Andrew's Random Tribes Projects

Quick Links

Fonts

Tribes uses Phoenix Font? files (.pft) to render ingame fonts. The font file consists of a bitmap and an associated index for each character, telling Tribes where each character is located in the bitmap and the character attributes (width, height, vertical offset). As far as I know, I am the only one with a working editor for them since Sierra seems rather content with letting the original code and utilities stagnate. I will get around to uploading the amazing fonts random (Kris) has done later.

Here is a small collection of custom fonts. To use one, download it, rename to whichever font you would like to use (e.g. if_g_10b.pft for teamchat), and place it in tribes\base\skins.

If you would like shadows or different colors: Download Tribes Font Editor and do it yourself! The Shadowize function is a no brainer for one click shadows and the Colorize function will color the font to whatever color you have selected.

(Mouseover to view, Click to download)

Palettes

Tribes uses Phoenix Palette? files (.ppl) to keep track of the various palettes that all the bitmaps in the game use. The palette file consists of the number of palettes, unknown header information, all the palettes one after another (each palette with it's own unique id), and unknown footer information. This utility is mostly here as an oddity, as nobody will have any use for it due to the issues you run in to from my lack of understanding of the format.

Bitmaps

Tribes uses Phoenix Bitmap files (.bmp) to for it's bitmaps and Phoenix Bitmap Arrays (.pba) for it's bitmap compilations. Phoenix Bitmaps are just like standard Windows Bitmaps except for a few slight differences.

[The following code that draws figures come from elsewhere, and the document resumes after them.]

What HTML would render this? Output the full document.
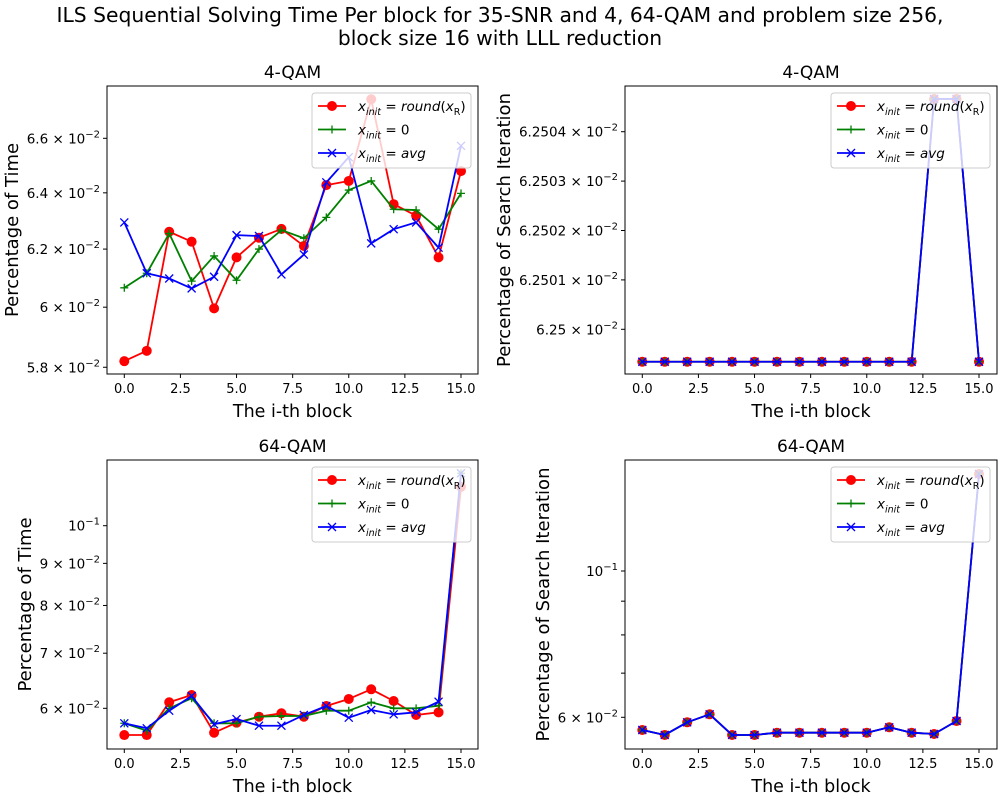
<!DOCTYPE html>
<html><head><meta charset="utf-8"><style>
body{margin:0;background:#fff}
svg{font-family:"DejaVu Sans","Liberation Sans",sans-serif}
</style></head><body>
<svg id="fig" width="1000" height="800" viewBox="0 0 1000 800" xmlns="http://www.w3.org/2000/svg">
<rect width="1000" height="800" fill="#fff"/>
<text x="500" y="22" font-size="20.3" text-anchor="middle">ILS Sequential Solving Time Per block for 35-SNR and 4, 64-QAM and problem size 256,</text>
<text x="500" y="45" font-size="20.3" text-anchor="middle">block size 16 with LLL reduction</text>
</svg>
<script>
const blocks = [0,1,2,3,4,5,6,7,8,9,10,11,12,13,14,15];
const xTicks = [0,2.5,5,7.5,10,12.5,15];
// Top-left: 4-QAM time (units of 1e-2)
const tlRound = [5.820,5.854,6.261,6.226,5.996,6.171,6.240,6.271,6.211,6.428,6.443,6.747,6.359,6.318,6.171,6.479];
const tlZero  = [6.066,6.116,6.255,6.089,6.176,6.092,6.200,6.267,6.238,6.312,6.410,6.443,6.341,6.338,6.270,6.398];
const tlAvg   = [6.294,6.116,6.098,6.064,6.104,6.249,6.246,6.112,6.181,6.438,6.530,6.220,6.270,6.294,6.205,6.572];
const tlTicks = [5.8,6.0,6.2,6.4,6.6];
const tlTickLabels = ["5.8","6","6.2","6.4","6.6"];
// Top-right: 4-QAM search iteration (units of 1e-2)
const trVals = [6.2499343,6.2499343,6.2499343,6.2499343,6.2499343,6.2499343,6.2499343,6.2499343,6.2499343,6.2499343,6.2499343,6.2499343,6.2499343,6.2504662,6.2504662,6.2499343];
const trTicks = [6.25,6.2501,6.2502,6.2503,6.2504];
const trTickLabels = ["6.25","6.2501","6.2502","6.2503","6.2504"];
// Bottom-left: 64-QAM time
const blRound = [5.568,5.568,6.102,6.228,5.604,5.764,5.861,5.917,5.861,6.039,6.159,6.328,6.124,5.889,5.933,11.15];
const blZero  = [5.754,5.636,6.000,6.171,5.754,5.754,5.861,5.873,5.873,5.960,5.960,6.102,6.000,6.000,6.044,11.58];
const blAvg   = [5.754,5.674,5.960,6.210,5.738,5.823,5.715,5.715,5.889,6.039,5.845,5.972,5.900,5.933,6.112,11.58];
const blTicks = [6,7,8,9,10];
const blTickLabels = ["6","7","8","9","10"];
// Bottom-right: 64-QAM search iteration
const brVals = [5.740,5.641,5.896,6.063,5.641,5.641,5.686,5.686,5.686,5.686,5.686,5.794,5.686,5.660,5.923,14.03];
const brTicks = [6,7,8,9,10];
const brTickLabels = ["6","","","","10"];

const NS="http://www.w3.org/2000/svg";
const svg=document.getElementById('fig');
function mk(tag,attrs,parent){const e=document.createElementNS(NS,tag);for(const k in attrs)e.setAttribute(k,attrs[k]);(parent||svg).appendChild(e);return e;}

function panel(cfg){
  const g=mk('g',{});
  
  
  const L=cfg.L,R=cfg.R,T=cfg.T,B=cfg.B;
  const xs=v=>cfg.x0+(v-0)*(cfg.x15-cfg.x0)/15;
  const ys=v=>cfg.yRef-(Math.log(v)-Math.log(cfg.vRef))*cfg.k;
  const clip=mk('clipPath',{id:'clip-'+cfg.name},g);
  mk('rect',{x:L,y:T,width:R-L,height:B-T},clip);
  xTicks.forEach(t=>{
    const l=mk('line',{x1:xs(t),x2:xs(t),y1:B,y2:B+4,stroke:'#000','stroke-width':1},g);
    
    
    const tx=mk('text',{x:xs(t),y:B+19,'font-size':13,'text-anchor':'middle'},g);
    tx.textContent=t.toFixed(1);
    
    
  });
  cfg.yTicks.forEach((t,i)=>{
    const y=ys(t);
    const l=mk('line',{x1:L-4,x2:L,y1:y,y2:y,stroke:'#000','stroke-width':1},g);
    
    
    const lab=cfg.yLabels[i];
    if(lab==="")return;
    const tx=mk('text',{x:L-7,y:y+5,'font-size':13.5,'text-anchor':'end'},g);
    
    
    if(lab==="10"){
      tx.innerHTML='10<tspan font-size="10" dy="-6">−1</tspan>';
    } else {
      tx.innerHTML=lab+' × 10<tspan font-size="10" dy="-6">−2</tspan>';
    }
  });
  const sg=mk('g',{'clip-path':'url(#clip-'+cfg.name+')'},g);
  const styles=[{c:'#ff0000',m:'o'},{c:'#008000',m:'+'},{c:'#0000ff',m:'x'}];
  cfg.series.forEach((vals,si)=>{
    const st=styles[si];
    const pts=blocks.map((b,i)=>xs(b).toFixed(2)+','+ys(vals[i]).toFixed(2)).join(' ');
    const pl=mk('polyline',{points:pts,fill:'none',stroke:st.c,'stroke-width':1.8,'stroke-linejoin':'round'},sg);
    
    
    blocks.forEach((b,i)=>{
      const x=xs(b),y=ys(vals[i]);
      let m;
      if(st.m==='o'){m=mk('circle',{cx:x,cy:y,r:5,fill:st.c},sg);}
      else if(st.m==='+'){m=mk('path',{d:`M${x-4},${y}H${x+4}M${x},${y-4}V${y+4}`,stroke:st.c,'stroke-width':1.3},sg);}
      else {m=mk('path',{d:`M${x-4},${y-4}L${x+4},${y+4}M${x-4},${y+4}L${x+4},${y-4}`,stroke:st.c,'stroke-width':1.3},sg);}
      
      
    });
  });
  const fr=mk('rect',{x:L,y:T,width:R-L,height:B-T,fill:'none',stroke:'#000','stroke-width':1},g);
  
  
  const ti=mk('text',{x:(L+R)/2,y:T-8,'font-size':17,'text-anchor':'middle'},g);
  ti.textContent=cfg.title;
  
  
  const xl=mk('text',{x:(L+R)/2,y:B+43,'font-size':17.5,'text-anchor':'middle'},g);
  xl.textContent='The i-th block';
  
  
  const yl=mk('text',{x:0,y:0,'font-size':18,'text-anchor':'middle',transform:`translate(${cfg.ylx},${(T+B)/2}) rotate(-90)`},g);
  yl.textContent=cfg.ylabel;
  
  
  const lg=mk('g',{},g);
  
  
  const lx=R-166, ly=T+7;
  mk('rect',{x:lx,y:ly,width:159,height:75,rx:3,fill:'#fff','fill-opacity':0.8,stroke:'#ccc'},lg);
  const labels=['<tspan font-style="italic">x</tspan><tspan font-size="9.5" dy="4" font-style="italic">init</tspan><tspan dy="-4"> = </tspan><tspan font-style="italic">round</tspan>(<tspan font-style="italic">x</tspan><tspan font-size="9.5" dy="4">R</tspan><tspan dy="-4">)</tspan>',
    '<tspan font-style="italic">x</tspan><tspan font-size="9.5" dy="4" font-style="italic">init</tspan><tspan dy="-4"> = 0</tspan>',
    '<tspan font-style="italic">x</tspan><tspan font-size="9.5" dy="4" font-style="italic">init</tspan><tspan dy="-4"> = </tspan><tspan font-style="italic">avg</tspan>'];
  styles.forEach((st,i)=>{
    const ey=ly+13+i*23.5;
    const e=mk('g',{},lg);
    
    
    mk('line',{x1:lx+6,x2:lx+34,y1:ey,y2:ey,stroke:st.c,'stroke-width':1.8},e);
    const cx=lx+20;
    if(st.m==='o')mk('circle',{cx:cx,cy:ey,r:5,fill:st.c},e);
    else if(st.m==='+')mk('path',{d:`M${cx-4},${ey}H${cx+4}M${cx},${ey-4}V${ey+4}`,stroke:st.c,'stroke-width':1.3},e);
    else mk('path',{d:`M${cx-4},${ey-4}L${cx+4},${ey+4}M${cx-4},${ey+4}L${cx+4},${ey-4}`,stroke:st.c,'stroke-width':1.3},e);
    const t=mk('text',{x:lx+46,y:ey+5,'font-size':13.5},e);
    t.innerHTML=labels[i];
  });
}

panel({name:'subplot-4qam-time',L:107,R:478,T:86,B:374,x0:124.3,x15:461,vRef:6.6,yRef:138.3,k:1772,
  yTicks:tlTicks,yLabels:tlTickLabels,series:[tlRound,tlZero,tlAvg],title:'4-QAM',ylabel:'Percentage of Time',ylx:18});
panel({name:'subplot-4qam-search',L:625,R:997,T:86,B:374,x0:642.3,x15:979,vRef:6.25,yRef:329.3,k:49.4*62500,
  yTicks:trTicks,yLabels:trTickLabels,series:[trVals,trVals,trVals],title:'4-QAM',ylabel:'Percentage of Search Iteration',ylx:510});
panel({name:'subplot-64qam-time',L:107,R:478,T:460,B:749,x0:124.3,x15:461,vRef:10,yRef:525.7,k:357.5,
  yTicks:blTicks,yLabels:blTickLabels,series:[blRound,blZero,blAvg],title:'64-QAM',ylabel:'Percentage of Time',ylx:31});
panel({name:'subplot-64qam-search',L:625,R:997,T:460,B:749,x0:642.3,x15:979,vRef:10,yRef:571,k:286.4,
  yTicks:brTicks,yLabels:brTickLabels,series:[brVals,brVals,brVals],title:'64-QAM',ylabel:'Percentage of Search Iteration',ylx:549});
</script>
</body></html>
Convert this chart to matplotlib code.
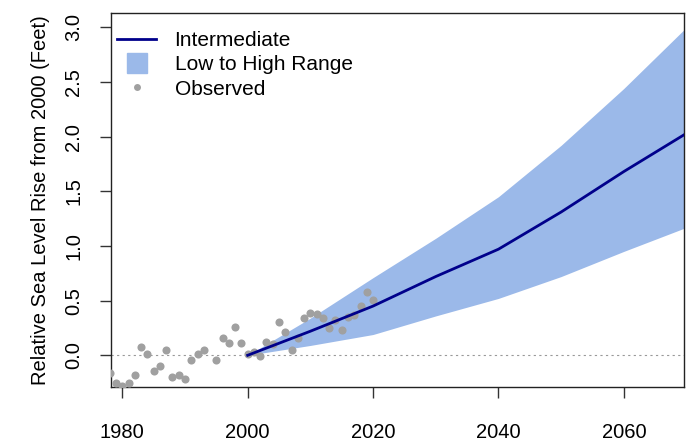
import numpy as np
import matplotlib
matplotlib.use("Agg")
import matplotlib.pyplot as plt
from matplotlib.lines import Line2D

plt.rcParams['font.family'] = ['Liberation Sans', 'DejaVu Sans']

# observed relative sea level (feet, relative to 2000)
obs_years = [1978, 1979, 1980, 1981, 1982, 1983, 1984, 1985, 1986, 1987,
             1988, 1989, 1990, 1991, 1992, 1993, 1995, 1996, 1997, 1998,
             1999, 2000, 2001, 2002, 2003, 2004, 2005, 2006, 2007, 2008,
             2009, 2010, 2011, 2012, 2013, 2014, 2015, 2016, 2017, 2018,
             2019, 2020]
obs_vals = [-0.16, -0.25, -0.28, -0.25, -0.18, 0.08, 0.01, -0.14, -0.10, 0.05,
            -0.20, -0.18, -0.22, -0.04, 0.01, 0.05, -0.04, 0.16, 0.11, 0.26,
            0.11, 0.01, 0.03, -0.01, 0.12, 0.10, 0.30, 0.21, 0.05, 0.16,
            0.34, 0.39, 0.38, 0.34, 0.25, 0.32, 0.23, 0.35, 0.37, 0.45,
            0.58, 0.51]

# scenarios
proj_years = [2000, 2010, 2020, 2030, 2040, 2050, 2060, 2070]
intermediate = [0.0, 0.22, 0.45, 0.72, 0.97, 1.31, 1.68, 2.03]
low = [0.0, 0.09, 0.19, 0.36, 0.52, 0.72, 0.95, 1.17]
high = [0.0, 0.34, 0.71, 1.07, 1.45, 1.92, 2.44, 3.0]

xticks = [1980, 2000, 2020, 2040, 2060]
yticks = [0.0, 0.5, 1.0, 1.5, 2.0, 2.5, 3.0]

band_col = '#9bb9e9'
line_col = '#00008b'
pt_col = '#a0a0a0'

fig = plt.figure(figsize=(6.86, 4.44), dpi=100)
ax = fig.add_axes([111/686, 57/444, 573/686, 374/444])

ax.axhline(0, color='#999999', lw=0.8, ls=(0, (2, 3)), zorder=1)
ax.fill_between(proj_years, low, high, color=band_col, lw=0, zorder=2)
ax.scatter(obs_years, obs_vals, s=34, color=pt_col, lw=0, zorder=3)
ax.plot(proj_years, intermediate, color=line_col, lw=2.0, zorder=4)

ax.set_xlim(1978.2, 2069.6)
ax.set_ylim(-0.29, 3.13)
ax.set_xticks(xticks)
ax.set_xticklabels([str(t) for t in xticks])
ax.set_yticks(yticks)
ax.set_yticklabels(['%.1f' % t for t in yticks], rotation=90, va='center')
ax.tick_params(axis='both', direction='out', length=8, width=1,
               labelsize=14.5, color='#333333')
ax.tick_params(axis='x', pad=18)
ax.tick_params(axis='y', pad=12)
for s in ax.spines.values():
    s.set_linewidth(1)
    s.set_color('#222222')

ax.set_ylabel('Relative Sea Level Rise from 2000 (Feet)', fontsize=14.5,
              labelpad=10)

handles = [
    Line2D([], [], color=line_col, lw=2.0),
    Line2D([], [], marker='s', color=band_col, ls='none', markersize=15),
    Line2D([], [], marker='o', color=pt_col, ls='none', markersize=5,
           markeredgewidth=0),
]
ax.legend(handles, ['Intermediate', 'Low to High Range', 'Observed'],
          loc='upper left', frameon=False, fontsize=15, handlelength=1.85,
          handletextpad=0.9, labelspacing=0.25, borderaxespad=0.0,
          borderpad=0.3, bbox_to_anchor=(0.0, 0.968))

fig.savefig('out.png', dpi=100)
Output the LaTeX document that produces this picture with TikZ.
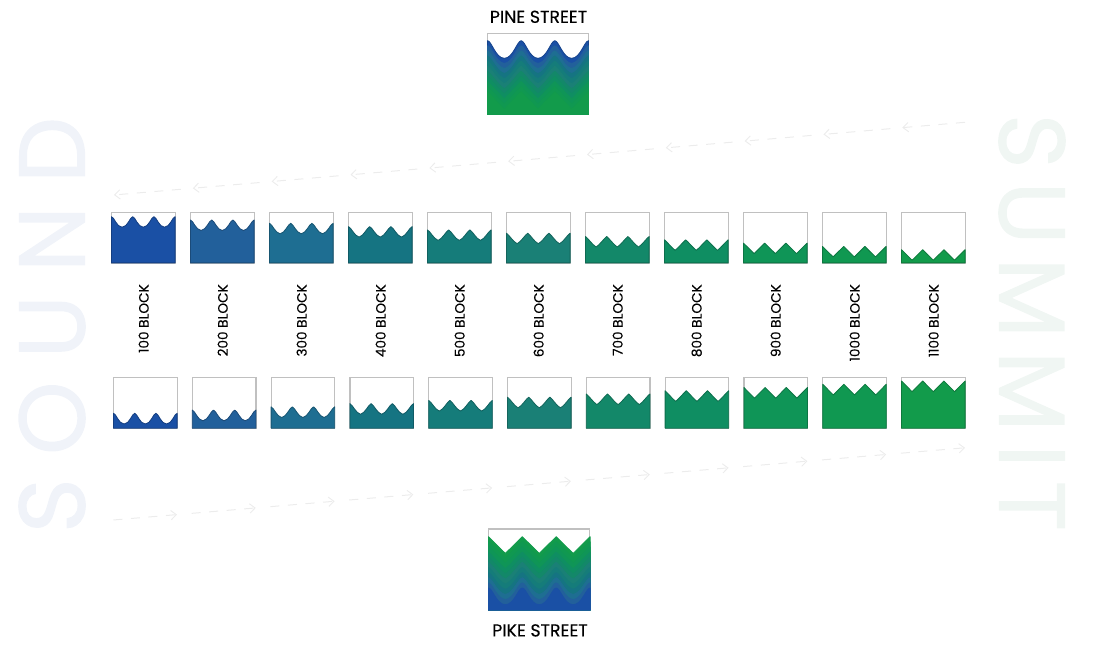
\documentclass[tikz,border=0pt]{standalone}
\usepackage{fontspec}
\setmainfont{Poppins}
\newfontfamily\labelfont[FakeBold=0.25]{Poppins}
\newfontfamily\soundfont[LetterSpace=25,FakeBold=1.2]{Poppins}
\newfontfamily\summitfont[LetterSpace=14,FakeBold=1.2]{Poppins}
\usetikzlibrary{arrows.meta,calc}
\definecolor{c1}{RGB}{26,80,165}
\definecolor{c2}{RGB}{34,96,155}
\definecolor{c3}{RGB}{30,110,146}
\definecolor{c4}{RGB}{21,116,130}
\definecolor{c5}{RGB}{21,124,122}
\definecolor{c6}{RGB}{26,128,118}
\definecolor{c7}{RGB}{19,136,105}
\definecolor{c8}{RGB}{15,142,98}
\definecolor{c9}{RGB}{15,149,87}
\definecolor{c10}{RGB}{16,152,81}
\definecolor{c11}{RGB}{18,155,75}
\definecolor{framegray}{RGB}{192,192,192}
\definecolor{soundcol}{RGB}{240,243,249}
\definecolor{summitcol}{RGB}{240,246,243}
\definecolor{dashcol}{RGB}{236,236,236}
\tikzset{
  x=0.75pt,y=-0.75pt,
  smallframe/.style={draw=framegray,line width=0.9pt,fill=white,inner sep=0pt,outer sep=0pt,anchor=north west,minimum width=47.7pt,minimum height=38.1pt},
  bigframe/.style={draw=framegray,line width=0.9pt,fill=white,inner sep=0pt,outer sep=0pt,anchor=north west,minimum width=75.9pt,minimum height=60.8pt},
  blocklabel/.style={font=\labelfont\fontsize{10.2}{12}\selectfont,text=black,rotate=90,anchor=east,inner sep=0pt},
  streetlabel/.style={font=\labelfont\fontsize{13}{15}\selectfont,text=black,inner sep=0pt},
  flowdash/.style={draw=dashcol,line width=0.75pt,dash pattern=on 6.8pt off 6.4pt,-{Straight Barb[length=4pt,width=7pt,line width=0.7pt]}},
}
% color, x0, period, yedge, amplitude, k, ybottom, stroke
\newcommand{\wavefill}[8]{%
  \pgfmathsetmacro\wca{#3*(#6*0.12+(1-#6)/6)}%
  \pgfmathsetmacro\wcb{#3*(#6*0.26+(1-#6)/6)}%
  \pgfmathsetmacro\wya{#4+(1-#6)*#5/3}%
  \pgfmathsetmacro\wyb{#4+#5-(1-#6)*#5/3}%
  \pgfmathsetmacro\wyt{#4+#5}%
  \pgfmathsetmacro\wxe{#2+3*#3}%
  \path[fill=#1,draw=#8,line width=0.6pt,line join=round] (#2,#7) -- (#2,#4)
    \foreach \n [evaluate=\n as \xp using #2+\n*#3, evaluate=\n as \xt using #2+\n*#3+#3/2, evaluate=\n as \xq using #2+\n*#3+#3] in {0,1,2} {
      .. controls (\xp+\wca,\wya) and (\xt-\wcb,\wyb) .. (\xt,\wyt)
      .. controls (\xt+\wcb,\wyb) and (\xq-\wca,\wya) .. (\xq,#4)
    } -- (\wxe,#7) -- cycle;%
}
\begin{document}
\begin{tikzpicture}
\useasboundingbox (0,0) rectangle (1100,648);
% background words
\node[rotate=90,text=soundcol,inner sep=0pt,font=\soundfont\fontsize{70}{70}\selectfont] (sound) at (52,325) {SOUND};
\node[rotate=-90,text=summitcol,inner sep=0pt,font=\summitfont\fontsize{70}{70}\selectfont] (summit) at (1032,322.5) {SUMMIT};
% dashed flows
\coordinate (topA) at (965,122.3);
\foreach \k in {1,...,11} {
  \pgfmathsetmacro\tx{902.3-78.83*(\k-1)}
  \pgfmathsetmacro\ty{122.3+(965-\tx)*0.0854}
  \coordinate (top\k) at (\tx,\ty);
  \pgfmathsetmacro\bx{177+78.8*(\k-1)}
  \pgfmathsetmacro\by{520-(\bx-113.3)*0.0848}
  \coordinate (bot\k) at (\bx,\by);
}
\coordinate (botA) at (113.3,520);
\draw[flowdash] (topA) -- (top1);
\draw[flowdash] (botA) -- (bot1);
\foreach \k [remember=\k as \p (initially 1)] in {2,...,11} {
  \draw[flowdash] ($(top\p)!9pt!(top\k)$) -- (top\k);
  \draw[flowdash] ($(bot\p)!11pt!(bot\k)$) -- (bot\k);
}
% small panels
\foreach \i in {1,...,11} {
  \pgfmathsetmacro\kk{max(0,1-(\i-1)/8)}
  \pgfmathsetmacro\tl{111.5+79*(\i-1)}
  \pgfmathsetmacro\lbl{int(\i*100)}
  \node[smallframe] (ta\i) at (\tl,212.2) {};
  \pgfmathsetmacro\ye{216.7+3.3*(\i-1)}
  \wavefill{c\i}{\tl}{21.2}{\ye}{10.5}{\kk}{262.9}{c\i!78!black}
  \pgfmathsetmacro\bl{113.5+78.8*(\i-1)}
  \node[smallframe] (tb\i) at (\bl,377.4) {};
  \pgfmathsetmacro\yb{413.3-3.23*(\i-1)}
  \wavefill{c\i}{\bl}{21.2}{\yb}{10.7}{\kk}{428.2}{c\i!78!black}
  \pgfmathsetmacro\lx{143.7+79*(\i-1)}
  \node[blocklabel] (lab\i) at (\lx,284) {\lbl{} BLOCK};
}
% Pine Street
\node[bigframe] (pine) at (487.5,33.4) {};
\foreach \i in {1,...,11} {
  \pgfmathsetmacro\kk{max(0,1-(\i-1)/8)}
  \pgfmathsetmacro\ye{40.7+5.1*(\i-1)}
  \ifnum\i=1
    \wavefill{c\i}{487.5}{33.67}{\ye}{17.6}{\kk}{114.3}{c1!85!black}
  \else
    \wavefill{c\i}{487.5}{33.67}{\ye}{17.6}{\kk}{114.3}{c\i}
  \fi
}
\node[streetlabel] (pinelabel) at (538.5,16.8) {PINE STREET};
% Pike Street
\node[bigframe] (pike) at (488.4,529) {};
\foreach \i in {11,10,...,1} {
  \pgfmathsetmacro\kk{max(0,1-(\i-1)/8)}
  \pgfmathsetmacro\ye{536.7+5.13*(11-\i)}
  \wavefill{c\i}{488.4}{33.9}{\ye}{16.7}{\kk}{610}{c\i}
}
\node[streetlabel] (pikelabel) at (540,630.4) {PIKE STREET};
\end{tikzpicture}
\end{document}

  1. Phoenix Bitmaps have no palette information
  2. Phoenix Bitmaps have a byte in the header to indicate various effects (standard, additive, subtractive, translucent, and transparent (index 0 is not rendered). The alpha values in the palettes are taken into consideration for all but standard and transparent.
  3. Phoenix Bitmaps have a field at the end of the file indicating which palette they use. Each palette in a .ppl file has a unique ID, which is what is referenced by this field

Phoenix Bitmap Arrays are merely containers for multiple Phoenix Bitmaps. The few uses I have found are containers for gui controls, containers for animation, and font bitmap containers (only one font is large enough to need more than one bitmap, and it is not used in Tribes).

My utility was originally intended to view Phoenix Bitmap Arrays, but I later expanded it to view Phoenix Bitmaps as well. The palette detection is almost perfect, save for one palette (I think). You may also export individual frames or bitmaps to Phoenix Bitmap format or Windows Bitmap format.

Note: Mousewheel scrolls through the PBA frames (if more than 1), and the up/down/left/right keys zoom in/out and cycle left/right respectively.

Custom GUI Colors

Tribes retardedly uses a unique .ppl (palette compilation file) for each landscape type (lush, mud, ice, desert, etc). What this means is if you want to edit the palette the GUI uses to get some new color (say, pink shaded HUD backgrounds instead of gray), you need to edit around 12 .ppl files to do a freakin single color. This is obviously more pain than it's worth if you do it by hand. After I saw enough people actually doing it by hand, I decided to make a quick program to automate the process. (Please don't ask why I chose to use PHP to patch the palettes, break the test .vol into it's constituent .ppl files, and finally .zip them all up). The web page even has a test interface so you can see exactly what changes you're making.

(I think this only works in IE, I have no idea how I made the javascript work)

Note: You can not use sky and/or terrain that uses custom palettes with these. One or the other..

Tribes Configs

I'll put some explanations later. Until then, here are the pages for my two Tribes configs

Timestamping

It has been a longstanding issue that there is no way to get a current timestamp in Tribes without using an external program (which is a huge pain). After MUCH nagging from Random (and some help with the file and code offsets for stuff to hijack), I broke down and made a small asm patch to give Tribes native timestamping support. Now I can finally get rid of the godawful timestamping programs on Heaven and Hell that like to randomly stop working.

Included in the .zip is a thorough explanation of how I managed this, the source code for the patch, an example tribes script utilizing the new function, and a compiled executable for the patch.

Tribes Terrains

These are the 100% original tribes heightmaps (ripped by me) in various formats for you to steal for your own game that will suck if it isn't Tribes. Technically I should get around to finishing the rest of the original T1 maps and maybe do the expansion maps (if I'm not lazy).

HudBot

You have to see it to believe it

Scriptless Skiing

Makes it so you can bind your jump key to "turn left" and have built-in skiing

mem.dll - Even more useless extra functionality for Tribes

mem.dll adds random functionality to Tribes so the last 15 people can use winamp from in-game (actually 3rd person IFFs).

mem.dll(nude) is the source for a stripped down version of mem.dll which only allows you to interact with Tribes functions and variables. Probably only useful for server owners who want to make weird server add-ons like database plugins.